Pow(x, n)

Problem Statement: Implement pow(x, n), which calculates x raised to the power n (i.e., x^n).

1. Clarify the problem:

• Can the input values be negative?
• Can the input values be floating-point numbers?

2. Analyze the problem:

• Input: Floating-point number x, integer n
• Output: Floating-point number representing x raised to the power n
• Constraints:
  • -100.0 < x < 100.0
  • -2^31 <= n <= 2^31-1

3. Design an algorithm:

• We can solve this problem using a recursive approach.
• If the exponent n is 0, we return 1.
• If the exponent n is negative, we calculate 1 divided by x raised to the power -n.
• If the exponent n is positive, we divide the problem into subproblems:
  • If n is even, we calculate x raised to the power n/2 and square the result.
  • If n is odd, we calculate x raised to the power n-1 recursively and multiply it by x.

4. Explain your approach:

• We will use a recursive approach to calculate the power of x.
• We divide the problem into smaller subproblems by recursively calculating x raised to the power n/2.
• Based on the parity of n, we perform different operations to obtain the final result.
• This approach reduces the number of multiplications required to calculate the power of x.

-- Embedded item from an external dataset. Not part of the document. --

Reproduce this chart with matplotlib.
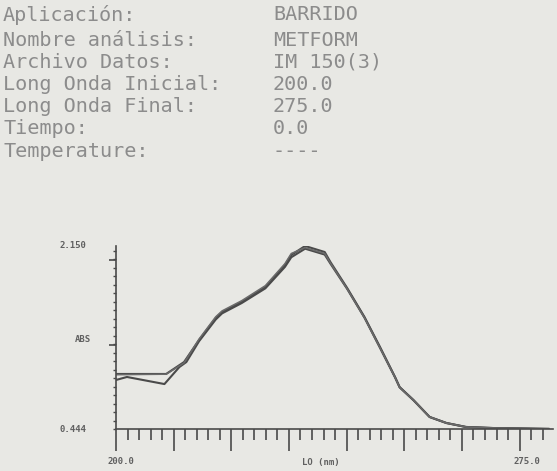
import numpy as np
import matplotlib.pyplot as plt

# ======================
# HEADER TEXT
# ======================
header_labels = ['Aplicación:', 'Nombre análisis:', 'Archivo Datos:',
                 'Long Onda Inicial:', 'Long Onda Final:', 'Tiempo:', 'Temperature:']
header_values = ['BARRIDO', 'METFORM', 'IM 150(3)', '200.0', '275.0', '0.0', '----']

# ======================
# SPECTRA (nm vs ABS)
# ======================
wl_a = [200.0, 208.7, 211.8, 214.4, 217.3, 218.4, 221.8, 225.9, 229.3, 230.4, 232.8,
        236.2, 237.2, 240.1, 243.1, 245.8, 248.4, 249.2, 251.6, 254.4, 257.3, 260.7,
        265.4, 275.0]
abs_a = [0.957, 0.957, 1.068, 1.273, 1.479, 1.534, 1.628, 1.767, 1.972, 2.066, 2.150,
         2.094, 2.000, 1.758, 1.488, 1.208, 0.929, 0.835, 0.714, 0.556, 0.500, 0.463,
         0.453, 0.444]

wl_b = [200.0, 201.9, 208.4, 211.0, 212.2, 214.4, 217.3, 218.4, 221.8, 225.9, 229.3,
        230.4, 232.8, 236.2, 237.2, 240.1, 243.1, 245.8, 248.4, 249.2, 251.6, 254.4,
        257.3, 260.7, 265.4, 275.0]
abs_b = [0.901, 0.929, 0.863, 1.022, 1.068, 1.262, 1.465, 1.522, 1.618, 1.755, 1.955,
         2.045, 2.125, 2.070, 1.985, 1.750, 1.482, 1.200, 0.925, 0.832, 0.712, 0.556,
         0.500, 0.463, 0.453, 0.446]

wl_c = [200.0, 208.7, 211.8, 214.4, 217.3, 218.4, 221.8, 225.9, 229.3, 230.4, 232.8,
        236.2, 237.2, 240.1, 243.1, 245.8, 248.4, 249.2, 251.6, 254.4, 257.3, 260.7,
        265.4, 275.0]
abs_c = [0.950, 0.955, 1.060, 1.282, 1.490, 1.545, 1.640, 1.780, 1.985, 2.080, 2.135,
         2.080, 1.990, 1.750, 1.480, 1.200, 0.925, 0.832, 0.712, 0.556, 0.500, 0.463,
         0.453, 0.444]

bg = '#e8e8e4'
ink = '#4a4a4a'
text_gray = '#8c8c8c'

fig = plt.figure(figsize=(5.57, 4.71), dpi=100, facecolor=bg)

# ======================
# HEADER
# ======================
header_y = [15, 40, 62, 84, 107, 129, 152]
for lab, val, py in zip(header_labels, header_values, header_y):
    fig.text(3 / 557, 1 - py / 471, lab, family='DejaVu Sans Mono', fontsize=14.5,
             color=text_gray, va='center', ha='left')
    fig.text(273 / 557, 1 - py / 471, val, family='DejaVu Sans Mono', fontsize=14.5,
             color=text_gray, va='center', ha='left')

# ======================
# SPECTRUM AXES
# ======================
ax = fig.add_axes([116 / 557, (471 - 429) / 471, (553 - 116) / 557, (429 - 246) / 471])
ax.set_facecolor(bg)
ax.plot(wl_a, abs_a, color=ink, lw=1.5)
ax.plot(wl_b, abs_b, color=ink, lw=1.5)
ax.plot(wl_c, abs_c, color='#6a6a6a', lw=1.1)

ax.set_xlim(200, 275.8)
ax.set_ylim(0.444, 2.150)

for s in ['top', 'right']:
    ax.spines[s].set_visible(False)
ax.spines['left'].set_color(ink)
ax.spines['bottom'].set_color(ink)
ax.spines['left'].set_linewidth(1.2)
ax.spines['bottom'].set_linewidth(1.2)

ax.set_xticks(np.arange(200, 276, 10))
ax.set_xticks(np.arange(200, 276, 2), minor=True)
ax.tick_params(axis='x', which='major', direction='out', length=16, width=1.2,
               color=ink, labelbottom=False)
ax.tick_params(axis='x', which='minor', direction='out', length=8, width=1.2,
               color=ink, pad=2)

ax.set_yticks([1.227, 2.019])
ax.set_yticks(np.arange(0.444, 2.15, 0.0792), minor=True)
ax.tick_params(axis='y', which='major', direction='out', length=5, width=1.2,
               color=ink, labelleft=False)
ax.tick_params(axis='y', which='minor', direction='out', length=2.5, width=1.0,
               color=ink)

# axis annotations
lab_kw = dict(family='DejaVu Sans Mono', fontsize=6.5, color='#606060',
              fontweight='bold')
fig.text(60 / 557, 1 - 245 / 471, '2.150', va='center', ha='left', **lab_kw)
fig.text(75 / 557, 1 - 340 / 471, 'ABS', va='center', ha='left', **lab_kw)
fig.text(60 / 557, 1 - 430 / 471, '0.444', va='center', ha='left', **lab_kw)
fig.text(108 / 557, 1 - 462 / 471, '200.0', va='center', ha='left', **lab_kw)
fig.text(302 / 557, 1 - 462 / 471, 'LO (nm)', va='center', ha='left', **lab_kw)
fig.text(513 / 557, 1 - 462 / 471, '275.0', va='center', ha='left', **lab_kw)

fig.savefig('out.png', dpi=100, facecolor=bg)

5. Write clean and readable code:

python

class Solution:
    def myPow(self, x: float, n: int) -> float:
        if n == 0:
            return 1.0
        
        if n < 0:
            x = 1.0 / x
            n = -n
        
        return self.powHelper(x, n)
    
    def powHelper(self, x: float, n: int) -> float:
        if n == 1:
            return x
        
        if n % 2 == 0:
            subproblem = self.powHelper(x, n // 2)
            return subproblem * subproblem
        else:
            subproblem = self.powHelper(x, n - 1)
            return x * subproblem

6. Test your code: I will test the code with the following test cases:

• Test case 1: x = 2.0, n = 10
• Test case 2: x = 2.1, n = 3
• Test case 3: x = 2.0, n = -2

python

solution = Solution()
print(solution.myPow(2.0, 10))  # Expected output: 1024.0
print(solution.myPow(2.1, 3))  # Expected output: 9.261
print(solution.myPow(2.0, -2))  # Expected output: 0.25

7. Optimize if necessary: The provided algorithm is already quite efficient with a time complexity of O(log n) since we divide the problem into subproblems of size n/2 at each step.

8. Handle error cases: The code handles the following error cases:

• If the exponent n is 0, it returns 1.0.
• If the exponent n is negative, it calculates 1 divided by x raised to the power -n.
• The code does not handle invalid inputs for x since the problem statement specifies the input range.

9. Discuss complexity analysis:

• The time complexity of the algorithm is O(log n) since we divide the problem into subproblems of size n/2 at each step.
• The space complexity is O(log n) due to the recursive calls, as the maximum depth of the recursion is log n.
• The algorithm efficiently calculates the power of x by dividing the problem into smaller subproblems, resulting in a relatively low time complexity.